It's weird to find myself here again starting up another blog. The summer before, I started up a blog, "express through reality". It was shit. All that philosophical and theory shit I kept on talking about. Arrogance. I thought I was right and gave my opinion to every one. Not good. It was totally stupid. Jesus.
In the night or the early stages of the morning, I urge to write something, but writing on facebook seems too unfit for some of the things I want to write. Sometimes I wanna write about life. Or sometimes I wanna write whats constantly on my mind. My faults. My constant change into shallowness, or my inability to let go of the past. Haha. It's good to vent out on a blog. Something to do during the early phases of the morning. It feels good. Brings a smile, it sure feels good.

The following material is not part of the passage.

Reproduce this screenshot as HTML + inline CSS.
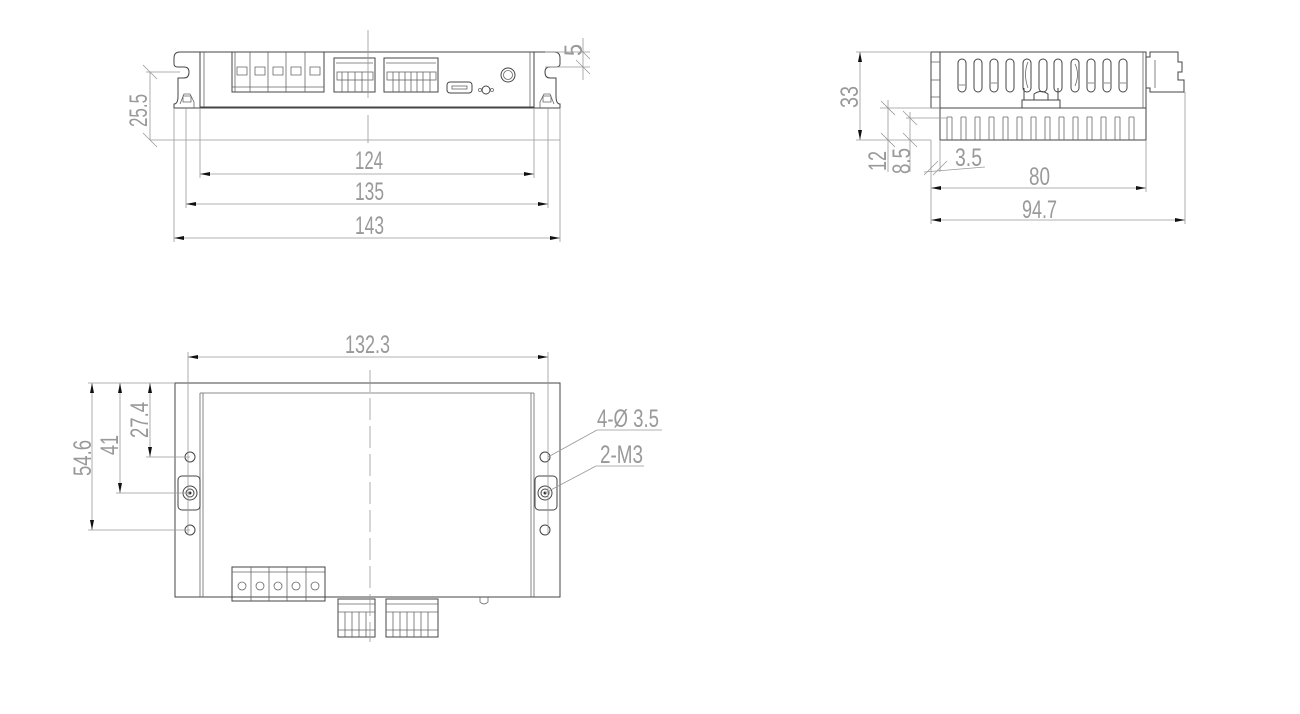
<!DOCTYPE html>
<html><head><meta charset="utf-8"><style>
html,body{margin:0;padding:0;background:#fff;}
svg{display:block}
text{font-family:"Liberation Sans",sans-serif;fill:#999;font-size:25px;}
.o{stroke:#444;stroke-width:1;fill:none}
.l{stroke:#666;stroke-width:0.8;fill:none}
.d{stroke:#999;stroke-width:0.8;fill:none}
</style></head><body>
<svg width="1300" height="714" viewBox="0 0 1300 714" xmlns="http://www.w3.org/2000/svg">
<defs>
<marker id="ar" viewBox="0 0 10 4" refX="10" refY="2" markerWidth="10" markerHeight="4" markerUnits="userSpaceOnUse" orient="auto-start-reverse"><path d="M0,0 L10,2 L0,4z" fill="#111"/></marker>
</defs>

<!-- ============ TOP VIEW ============ -->
<path class="o" d="M200,52 H180 Q174,52 174,58 V64 Q174,67 178,67 H184 Q189,67 189,72 Q189,78 184,78 H178 V96 Q178,104 174,104 V108 H560 V104 Q556,104 556,96 V78 H550 Q545,78 545,72 Q545,67 550,67 H556 Q560,67 560,64 V58 Q560,52 554,52 H534"/>
<rect class="o" x="200" y="52" width="334" height="55"/>
<line class="l" x1="204" y1="52" x2="204" y2="107"/><line class="l" x1="530" y1="52" x2="530" y2="107"/>
<path class="l" d="M180,104 l4,-10 h6 l4,8 v6 M183,96 h8 v6 h-8z"/>
<path class="l" d="M554,104 l-4,-10 h-6 l-4,8 v6 M543,96 h8 v6 h-8z"/>
<rect class="o" x="232" y="52" width="92" height="40"/>
<g class="l">
<line x1="250" y1="52" x2="250" y2="92"/><line x1="268" y1="52" x2="268" y2="92"/><line x1="286" y1="52" x2="286" y2="92"/><line x1="305" y1="52" x2="305" y2="92"/>
<path d="M237,75 v-8 h10 v8z M255,75 v-8 h10 v8z M273,75 v-8 h10 v8z M291,75 v-8 h10 v8z M310,75 v-8 h10 v8z"/>
<line x1="232" y1="87" x2="324" y2="87"/><line x1="235" y1="52" x2="235" y2="92"/>
</g>
<rect class="o" x="334" y="58" width="41" height="34"/>
<g class="l"><rect x="337" y="72" width="36" height="8"/>
<line x1="342" y1="72" x2="342" y2="92"/><line x1="348" y1="72" x2="348" y2="92"/><line x1="355" y1="72" x2="355" y2="92"/><line x1="362" y1="72" x2="362" y2="92"/><line x1="368" y1="72" x2="368" y2="92"/>
<line x1="336" y1="63" x2="373" y2="63"/></g>
<rect class="o" x="384" y="58" width="54" height="34"/>
<g class="l"><rect x="387" y="72" width="49" height="8"/>
<line x1="393" y1="72" x2="393" y2="92"/><line x1="399" y1="72" x2="399" y2="92"/><line x1="405" y1="72" x2="405" y2="92"/><line x1="411" y1="72" x2="411" y2="92"/><line x1="417" y1="72" x2="417" y2="92"/><line x1="423" y1="72" x2="423" y2="92"/><line x1="430" y1="72" x2="430" y2="92"/>
<line x1="386" y1="63" x2="436" y2="63"/></g>
<rect class="o" x="447" y="82" width="25" height="11" rx="3"/>
<rect class="l" x="452" y="86" width="15" height="3"/>
<circle class="o" cx="486" cy="90" r="4"/><circle class="l" cx="480" cy="90" r="1.5"/><circle class="l" cx="492" cy="90" r="1.5"/>
<circle class="o" cx="508" cy="75" r="7"/><circle class="l" cx="508" cy="75" r="4.5"/>
<line class="d" x1="368" y1="30" x2="368" y2="98"/><line class="d" x1="368" y1="115" x2="368" y2="143"/>
<g class="d">
<line x1="200" y1="108" x2="200" y2="178"/><line x1="534" y1="108" x2="534" y2="178"/>
<line x1="186" y1="108" x2="186" y2="208"/><line x1="548" y1="108" x2="548" y2="208"/>
<line x1="174" y1="108" x2="174" y2="242"/><line x1="560" y1="108" x2="560" y2="242"/>
<line x1="150" y1="140" x2="560" y2="140"/>
<line x1="146" y1="72" x2="180" y2="72"/>
<line x1="545" y1="67" x2="590" y2="67"/><line x1="545" y1="52" x2="590" y2="52"/>
<line x1="583" y1="38" x2="583" y2="80"/>
<line x1="143" y1="65" x2="157" y2="79"/><line x1="143" y1="133" x2="157" y2="147"/>
<line x1="576" y1="45" x2="590" y2="59"/><line x1="576" y1="60" x2="590" y2="74"/>
</g>
<line class="d" x1="150" y1="72" x2="150" y2="140"/>
<line class="d" x1="200" y1="174" x2="534" y2="174" marker-start="url(#ar)" marker-end="url(#ar)"/>
<line class="d" x1="186" y1="204" x2="548" y2="204" marker-start="url(#ar)" marker-end="url(#ar)"/>
<line class="d" x1="174" y1="238" x2="560" y2="238" marker-start="url(#ar)" marker-end="url(#ar)"/>
<text x="355" y="169" textLength="28" lengthAdjust="spacingAndGlyphs">124</text>
<text x="355" y="200" textLength="29" lengthAdjust="spacingAndGlyphs">135</text>
<text x="355" y="234" textLength="29" lengthAdjust="spacingAndGlyphs">143</text>
<text transform="translate(147,127) rotate(-90)" textLength="33" lengthAdjust="spacingAndGlyphs">25.5</text>
<text transform="translate(582,56) rotate(-90)" textLength="12" lengthAdjust="spacingAndGlyphs">5</text>

<!-- ============ SIDE VIEW ============ -->
<rect class="o" x="940" y="52" width="206" height="56"/>
<path class="o" d="M931,52 H940 M931,52 V108 M931,108 H940"/>
<line class="l" x1="931" y1="62" x2="940" y2="62"/><line class="l" x1="931" y1="80" x2="940" y2="80"/><line class="l" x1="931" y1="97" x2="940" y2="97"/>
<line class="l" x1="1143" y1="52" x2="1143" y2="108"/>
<g class="o">
<rect x="958" y="59" width="8" height="33" rx="4"/><rect x="974" y="59" width="8" height="33" rx="4"/><rect x="990" y="59" width="8" height="33" rx="4"/><rect x="1006" y="59" width="8" height="33" rx="4"/><rect x="1023" y="59" width="8" height="33" rx="4"/><rect x="1039" y="59" width="8" height="33" rx="4"/><rect x="1054" y="59" width="8" height="33" rx="4"/><rect x="1071" y="59" width="8" height="33" rx="4"/><rect x="1087" y="59" width="8" height="33" rx="4"/><rect x="1103" y="59" width="8" height="33" rx="4"/><rect x="1119" y="59" width="8" height="33" rx="4"/>
</g>
<g class="l"><path d="M959,85 h6 M991,83 h6 M1088,83 h6 M1104,83 h6 M1120,83 h6 M1028,62 q-5,12 0,26 M1075,64 q5,10 0,22"/></g>
<path class="o" d="M1022,108 v-8 h38 v8 M1024,100 v-12 M1058,100 v-12 M1034,100 v-6 q7,-5 14,0 v6"/>
<path class="o" d="M940,108 V140 H1146 V108"/>
<g class="l">
<path d="M947,117 V140 M952,117 V140 M961,117 V140 M966,117 V140 M975,117 V140 M980,117 V140 M989,117 V140 M994,117 V140 M1003,117 V140 M1008,117 V140 M1017,117 V140 M1022,117 V140 M1031,117 V140 M1036,117 V140 M1045,117 V140 M1050,117 V140 M1059,117 V140 M1064,117 V140 M1073,117 V140 M1078,117 V140 M1087,117 V140 M1092,117 V140 M1101,117 V140 M1106,117 V140 M1115,117 V140 M1120,117 V140 M1129,117 V140 M1134,117 V140"/>
<path d="M947,117 H952 M961,117 H966 M975,117 H980 M989,117 H994 M1003,117 H1008 M1017,117 H1022 M1031,117 H1036 M1045,117 H1050 M1059,117 H1064 M1073,117 H1078 M1087,117 H1092 M1101,117 H1106 M1115,117 H1120 M1129,117 H1134"/>
</g>
<path class="o" d="M1146,57 H1150 V52 H1178 V62 H1182 V72 H1178 V80 H1184 V92 H1150 V88 H1146"/>
<line class="l" x1="1155" y1="60" x2="1155" y2="88"/>
<g class="d">
<line x1="856" y1="52" x2="931" y2="52"/><line x1="856" y1="140" x2="931" y2="140"/>
<line x1="880" y1="108" x2="940" y2="108"/><line x1="906" y1="118" x2="947" y2="118"/>
<line x1="888" y1="100" x2="888" y2="172"/><line x1="910" y1="112" x2="910" y2="172"/>
<line x1="881" y1="101" x2="895" y2="115"/><line x1="881" y1="133" x2="895" y2="147"/>
<line x1="903" y1="111" x2="917" y2="125"/><line x1="903" y1="133" x2="917" y2="147"/>
<line x1="931" y1="140" x2="931" y2="224"/><line x1="940" y1="140" x2="940" y2="172"/>
<line x1="924" y1="172" x2="985" y2="167"/>
<line x1="924" y1="175" x2="938" y2="161"/><line x1="933" y1="175" x2="947" y2="161"/>
<line x1="1146" y1="140" x2="1146" y2="192"/><line x1="1185" y1="92" x2="1185" y2="224"/>
</g>
<line class="d" x1="860" y1="52" x2="860" y2="140" marker-start="url(#ar)" marker-end="url(#ar)"/>
<line class="d" x1="931" y1="188" x2="1146" y2="188" marker-start="url(#ar)" marker-end="url(#ar)"/>
<line class="d" x1="931" y1="220" x2="1185" y2="220" marker-start="url(#ar)" marker-end="url(#ar)"/>
<text transform="translate(858,108) rotate(-90)" textLength="22" lengthAdjust="spacingAndGlyphs">33</text>
<text transform="translate(886,171) rotate(-90)" textLength="20" lengthAdjust="spacingAndGlyphs">12</text>
<text transform="translate(910,174) rotate(-90)" textLength="26" lengthAdjust="spacingAndGlyphs">8.5</text>
<text x="955" y="166" textLength="27" lengthAdjust="spacingAndGlyphs">3.5</text>
<text x="1029" y="185" textLength="21" lengthAdjust="spacingAndGlyphs">80</text>
<text x="1022" y="218" textLength="35" lengthAdjust="spacingAndGlyphs">94.7</text>

<!-- ============ BOTTOM VIEW ============ -->
<rect class="o" x="175" y="383" width="385" height="214"/>
<line class="l" x1="200" y1="393" x2="534" y2="393"/>
<line class="l" x1="200" y1="393" x2="200" y2="597"/><line class="l" x1="203" y1="393" x2="203" y2="597"/>
<line class="l" x1="534" y1="393" x2="534" y2="597"/><line class="l" x1="531" y1="393" x2="531" y2="597"/>
<g class="o">
<circle cx="190" cy="457" r="5"/><circle cx="190" cy="530" r="5"/>
<circle cx="545" cy="457" r="5"/><circle cx="545" cy="530" r="5"/>
<rect x="178" y="476" width="22" height="34" rx="4"/><circle cx="190" cy="493" r="7"/><circle cx="190" cy="493" r="4"/>
<rect x="535" y="476" width="22" height="34" rx="4"/><circle cx="545" cy="493" r="7"/><circle cx="545" cy="493" r="4"/>
</g>
<circle cx="190" cy="493" r="1.5" fill="#333"/><circle cx="545" cy="493" r="1.5" fill="#333"/>
<rect class="o" x="232" y="567" width="93" height="34"/>
<g class="l">
<line x1="251" y1="567" x2="251" y2="601"/><line x1="269" y1="567" x2="269" y2="601"/><line x1="287" y1="567" x2="287" y2="601"/><line x1="306" y1="567" x2="306" y2="601"/>
<circle cx="242" cy="586" r="4"/><circle cx="260" cy="586" r="4"/><circle cx="278" cy="586" r="4"/><circle cx="296" cy="586" r="4"/><circle cx="315" cy="586" r="4"/>
<line x1="232" y1="572" x2="325" y2="572"/>
</g>
<rect class="o" x="338" y="599" width="37" height="38"/>
<g class="l"><line x1="338" y1="604" x2="375" y2="604"/><line x1="338" y1="612" x2="375" y2="612"/><line x1="338" y1="630" x2="375" y2="630"/>
<line x1="345" y1="612" x2="345" y2="637"/><line x1="352" y1="612" x2="352" y2="637"/><line x1="359" y1="612" x2="359" y2="637"/><line x1="366" y1="612" x2="366" y2="637"/></g>
<rect class="o" x="386" y="599" width="52" height="38"/>
<g class="l"><line x1="386" y1="604" x2="438" y2="604"/><line x1="386" y1="612" x2="438" y2="612"/><line x1="386" y1="630" x2="438" y2="630"/>
<line x1="393" y1="612" x2="393" y2="637"/><line x1="400" y1="612" x2="400" y2="637"/><line x1="407" y1="612" x2="407" y2="637"/><line x1="414" y1="612" x2="414" y2="637"/><line x1="421" y1="612" x2="421" y2="637"/><line x1="428" y1="612" x2="428" y2="637"/></g>
<path class="l" d="M480,597 v5 q4,4 8,0 v-5"/>
<line class="d" x1="370" y1="370" x2="370" y2="642" stroke-dasharray="22,6"/>
<g class="d">
<line x1="188" y1="352" x2="188" y2="535"/><line x1="548" y1="352" x2="548" y2="535"/>
<line x1="88" y1="383" x2="175" y2="383"/>
<line x1="146" y1="457" x2="190" y2="457"/><line x1="116" y1="493" x2="190" y2="493"/><line x1="88" y1="530" x2="190" y2="530"/>
<line x1="548" y1="457" x2="597" y2="430"/><line x1="597" y1="430" x2="662" y2="430"/>
<line x1="545" y1="493" x2="596" y2="466"/><line x1="596" y1="466" x2="644" y2="466"/>
</g>
<line class="d" x1="188" y1="357" x2="548" y2="357" marker-start="url(#ar)" marker-end="url(#ar)"/>
<line class="d" x1="92" y1="383" x2="92" y2="530" marker-start="url(#ar)" marker-end="url(#ar)"/>
<line class="d" x1="120" y1="383" x2="120" y2="493" marker-start="url(#ar)" marker-end="url(#ar)"/>
<line class="d" x1="150" y1="383" x2="150" y2="457" marker-start="url(#ar)" marker-end="url(#ar)"/>
<text x="345" y="353" textLength="45" lengthAdjust="spacingAndGlyphs">132.3</text>
<text transform="translate(91,476) rotate(-90)" textLength="36" lengthAdjust="spacingAndGlyphs">54.6</text>
<text transform="translate(118,455) rotate(-90)" textLength="20" lengthAdjust="spacingAndGlyphs">41</text>
<text transform="translate(148,438) rotate(-90)" textLength="36" lengthAdjust="spacingAndGlyphs">27.4</text>
<text x="597" y="427" textLength="62" lengthAdjust="spacingAndGlyphs">4-Ø 3.5</text>
<text x="600" y="463" textLength="43" lengthAdjust="spacingAndGlyphs">2-M3</text>
</svg>
</body></html>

Summer. At first I hated it. Fresh from a break up, I went back to smokin up. Not the greatest idea, but I still had a blast doing it. Meeting a lot of old friends I thought I never see and plus meeting a new few. It was great...in the moment. Until I got caught. A fun story to tell I rather not tell. To sum it up, seeing someone you prayed so much not to see ever at one of the best times of your life happens to show up when you thought the day couldn't get better. It went staight downhill.
Smoking had been something I started back in Jr. High. Every lunch we go to a friends house, he was a couple of smokes every day, we smoke and go back to school fresh and ready to go. Up until february of Gr. 10, I met a certain someone, it managed to set me straight and lay off smoking. It felt great. A new start, new lungs. GREAT. Relationship ends, weed is now out of the question, and smoking, more accessible. I got back into it abruptly, but whatever.
It's funny how a rumour goes around. One rumour went the wrong way. The timing could've have never gotten worse. So when i feel like going out, mellow out, it happened to be close to a certain someone doing it. Word gets out. I gotta go out and kill someone.